The two covers are a great soul re-working of The Dirtbombs’ “Your Love Belongs Under A Rock” and Sly and The Family Stone’s “Poet”. And these two songs are a pretty fair reflection of the music here – there is the funk and soul of Sly but also the grit and youthful energy one would expect from a Detroit garage band.
Producer and guitarist Zach Ernst has done a stellar job in capturing a distinctly old-school vibe for the recordings, whilst imbuing each song with a tangible, crackling modern energy, aided by the support of Danny Freeman (guitar), Scott Nelson (bass), Matthew Strmiska (drums), Ian Varley (keys), Tommy Spampinato and Adrian Quesada (percussion), the horn section of Jason Frey, Derek Phelps and Joseph Woullard. The Relatives add gospel backing vocals on “Everybody’s Got A Little Devil In Their Soul.”
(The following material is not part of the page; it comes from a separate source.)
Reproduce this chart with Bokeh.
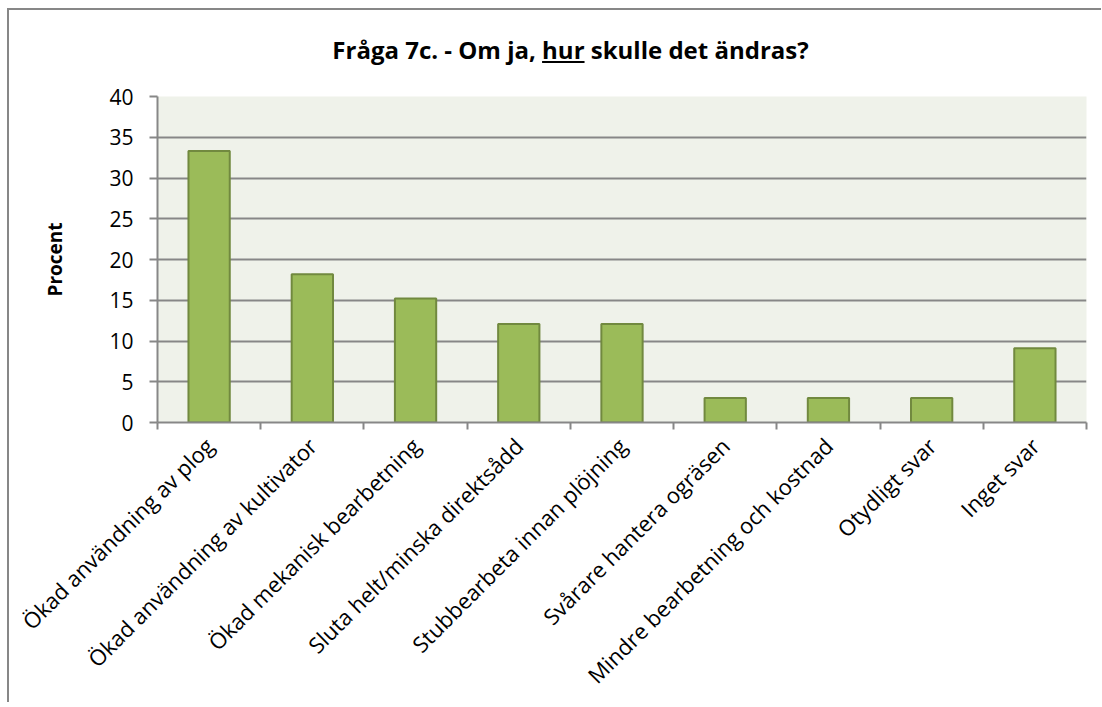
import math
from bokeh.plotting import figure
from bokeh.models import ColumnDataSource, FixedTicker, Range1d, Div
from bokeh.layouts import column
from bokeh.embed import file_html
from bokeh.resources import INLINE

# ---- data ----
categories = [
    "Ökad användning av plog",
    "Ökad användning av kultivator",
    "Ökad mekanisk bearbetning",
    "Sluta helt/minska direktsådd",
    "Stubbearbeta innan plöjning",
    "Svårare hantera ogräsen",
    "Mindre bearbetning och kostnad",
    "Otydligt svar",
    "Inget svar",
]
values = [33.3, 18.2, 15.2, 12.1, 12.1, 3.0, 3.0, 3.0, 9.1]
y_ticks = [0, 5, 10, 15, 20, 25, 30, 35, 40]
title_text = "Fråga 7c. - Om ja, <u>hur</u> skulle det ändras?"
y_label = "Procent"

# ---- styles ----
GRID = "#878787"
BAR_FILL = "#9BBB59"
BAR_LINE = "#71893F"
BG = "#EFF2EA"
FONT = "Open Sans"

centers = [i + 0.5 for i in range(len(categories))]
bounds = list(range(len(categories) + 1))
src = ColumnDataSource(dict(x=centers, top=values, cat=categories))

p = figure(
    frame_width=929, frame_height=326,
    min_border_left=148, min_border_right=15, min_border_top=16, min_border_bottom=266,
    x_range=Range1d(0, len(categories)), y_range=Range1d(0, 40),
    output_backend="svg", toolbar_location=None, tools="",
)
p.background_fill_color = BG
p.border_fill_color = "white"
p.outline_line_color = None

p.vbar(x="x", top="top", width=0.4, bottom=0, source=src,
       fill_color=BAR_FILL, line_color=BAR_LINE, line_width=2)

# x axis
xt = FixedTicker(ticks=centers, minor_ticks=bounds)
p.xaxis.ticker = xt
p.xaxis.major_label_overrides = {c: lab for c, lab in zip(centers, categories)}
p.xaxis.major_label_orientation = math.pi / 4
p.xaxis.major_tick_out = 0
p.xaxis.major_tick_in = 0
p.xaxis.minor_tick_out = 7
p.xaxis.minor_tick_in = 0
p.xaxis.minor_tick_line_color = GRID
p.xaxis.minor_tick_line_width = 2
p.xaxis.axis_line_color = GRID
p.xaxis.axis_line_width = 2
p.xaxis.major_label_text_font = FONT
p.xaxis.major_label_text_font_size = "22px"
p.xaxis.major_label_text_color = "black"
p.xaxis.major_label_standoff = 12

# y axis
p.yaxis.ticker = FixedTicker(ticks=y_ticks)
p.yaxis.major_tick_out = 8
p.yaxis.major_tick_in = 0
p.yaxis.major_tick_line_color = GRID
p.yaxis.major_tick_line_width = 2
p.yaxis.minor_tick_line_color = None
p.yaxis.axis_line_color = GRID
p.yaxis.axis_line_width = 2
p.yaxis.major_label_text_font = FONT
p.yaxis.major_label_text_font_size = "21px"
p.yaxis.major_label_text_color = "black"
p.yaxis.major_label_standoff = 16
p.yaxis.axis_label = y_label
p.yaxis.axis_label_text_font = FONT
p.yaxis.axis_label_text_font_style = "bold"
p.yaxis.axis_label_text_font_size = "19px"
p.yaxis.axis_label_text_color = "black"
p.yaxis.axis_label_standoff = 38

p.xgrid.grid_line_color = None
p.ygrid.grid_line_color = GRID
p.ygrid.grid_line_width = 2

title_div = Div(
    text=(
        '<div style="width:1092px;height:70px;box-sizing:border-box;padding-left:40px;'
        'padding-right:9px;padding-top:22px;text-align:center;line-height:36px;'
        'font-family:\'Open Sans\';font-weight:bold;font-size:24px;color:#000;">'
        + title_text + '</div>'
    ),
    width=1092, height=70,
    styles={"margin": "0px", "padding": "0px", "overflow": "hidden"},
)

layout = column(
    title_div, p,
    styles={"border-left": "2px solid #878787", "border-top": "2px solid #878787",
            "margin-left": "7px", "margin-top": "8px"},
)

open("out.html", "w").write(file_html(layout, INLINE))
Given his age, one might expect Patterson’s voice to be losing some of its flexibility and scope but his performances here would be impressive from a much younger man. He has a individual vocal style, albeit with echoes of the great soul singers of the 1960s in the way his inflection rises at the end of a line. He also has a intelligent, very personal line in lyrics in songs such as “I Feel The Same Way” and “Let Me Heal It”.
Although it’s a short album, clocking in at just over half an hour, I Got More Soul! is also a welcome return to form from one of the true originals. Featuring well-written songs and strong performances, it is worth checking out, especially if you enjoy your blues mixed with a lot of soul. Patterson himself says: “This new CD is like Lone Ranger and Tonto, like Cisco and Pancho. I come to you in mono and stereo. If I’m lyin’, James ain’t Brown, Al ain’t Green, and B.B. ain’t King.”
Welcome back, Mr Patterson. We have missed you.